Ron Paul is such a dilemma for many liberals because he doesn’t fit nicely into the current narrow political continuum. It is easy for liberals to ignore how bad Democrats are on many issues because Republicans are almost always equally as bad on those issues or marginally worse.  This makes comparing a Democrat to a Republican from the standpoint of a liberal incredibly easy.

Paul, by being way better than Democrats on some issues and way worse on other issues, forces progressives to actually think. They are confronted with the question of what policies are more important to them. They are made to face the reality that on some issues the objective horribleness of the Democratic Party only masks the fact that the GOP position is marginally worse.

The way things normally work

Both parties tend to have surprisingly high amount of agreement on a lot of horrible stuff (foreign wars, drug war, FISA, etc…) and some great stuff (slavery is wrong, first amendment is good, etc…). The areas where the two parties do show some level of disagreement (such as abortion, gay rights, the level of taxes the rich should pay, level of public education spending, Medicare’s design, etc…) often follow on a rather narrow section of all theoretical political discourse.

It is not really that Democrats are good and Republicans are bad when it comes to policy. It is just easy for liberals to frame these things as being that “the Democrats as good and the Republicans as bad” because although the two parties do agree on a fair amount, when they differ the GOP is normally 20 percent worse on those issue than the Democrats. This dynamic makes it easy to hide that there is a whole spectrum of possible political debate being ignored. While the GOP being 20 percent worse on an issue may make the Democrats look good, it doesn’t change the fact even the Democrats’ position is terrible.

Why Ron Paul is different

I’ve created a visual aid. This is only two dimensional to show politics isn’t linear. This should probably be a 50 dimensional matrix, but that is impossible for people to see.

It is easy for liberals to depict Obama as good when compared to Mitt Romney. They tend to share a lot of the same terrible policy positions. The Obama campaign even takes pride in talking how much they are alike on the issue of health care. Where they don’t agree, Romney’s positions are almost always marginally worse than Obama’s. This does not actually make Obama good though, just marginally better than Romney. Of course that nuance is easily lost when faced with a binary choice in the heat of a campaign.

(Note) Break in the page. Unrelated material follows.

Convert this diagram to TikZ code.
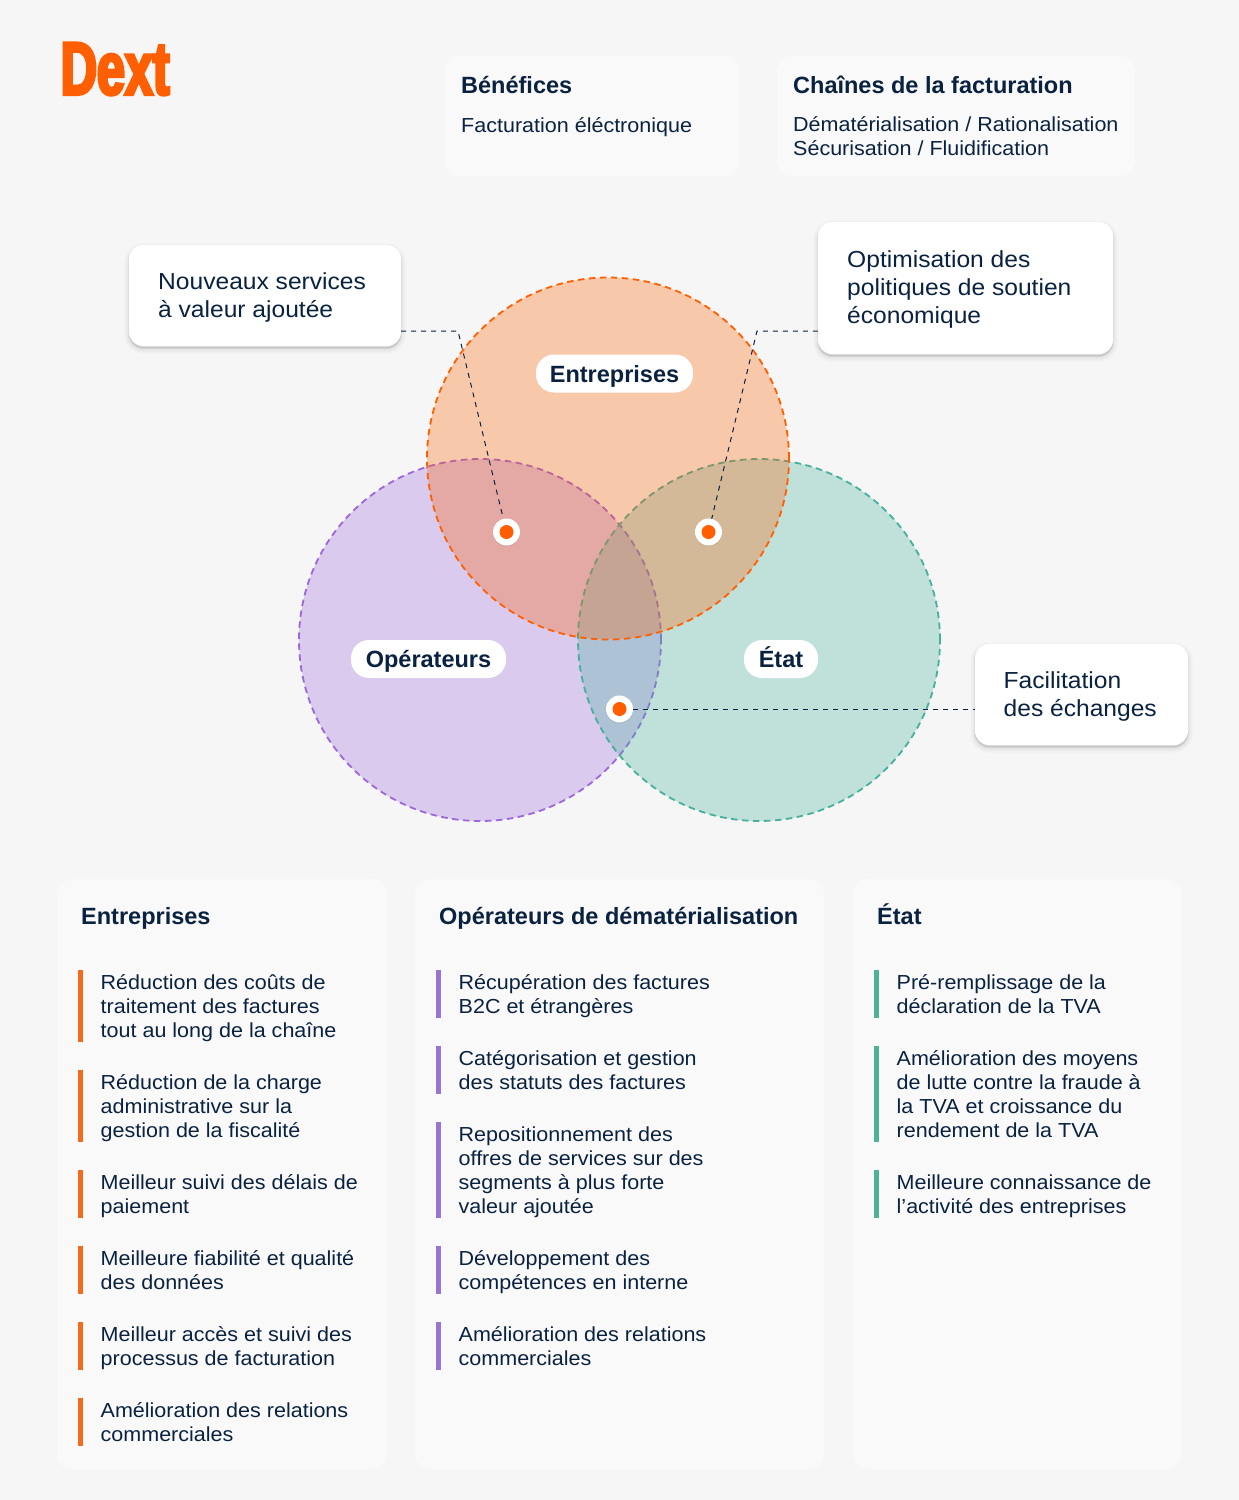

Ron Paul is different. When it comes to some issues like the drug war, military spending and NDAA, he is dramatically better than Obama. The fact that Paul is taking these stances lays bare just how awful some of Obama’s positions are. It forces Obama supporters to acknowledge the unpleasant truth that some of Obama’s actions are evil and repugnant. On the flip side, Paul is way worse than Obama when it comes to many other issues such as child labor laws, Medicare  and pollution regulation.

In a Romney versus Obama fight liberals can quickly just point to ‘Obama is better’, even if it is only 15 percent better on just 20 percent of the issues.

To decide if Obama is better than Paul you must first face the reality that Obama is terrible on some issues and then weigh that against the issues he is as good on, or at least better than, Paul. It forces liberals to do the hard work, prioritize what they claim to believe in. In this situation, to defend Obama, you most defend many of his horrific positions as an acceptable sacrifice for a better all-around package.

This is why you get the ideological versus the tribalistic divide on the left over the reaction to Paul’s long-shot candidacy. Progressives who put policy first can appreciate Paul serving as a mirror that accentuates some of the terrible faults of the Democratic Party. The hope is that the shames of being exposed will eventually lead to reform. The Democratic loyalists dislike Paul for a similar reason. For them this mirror is simply making their Democratic leaders look bad.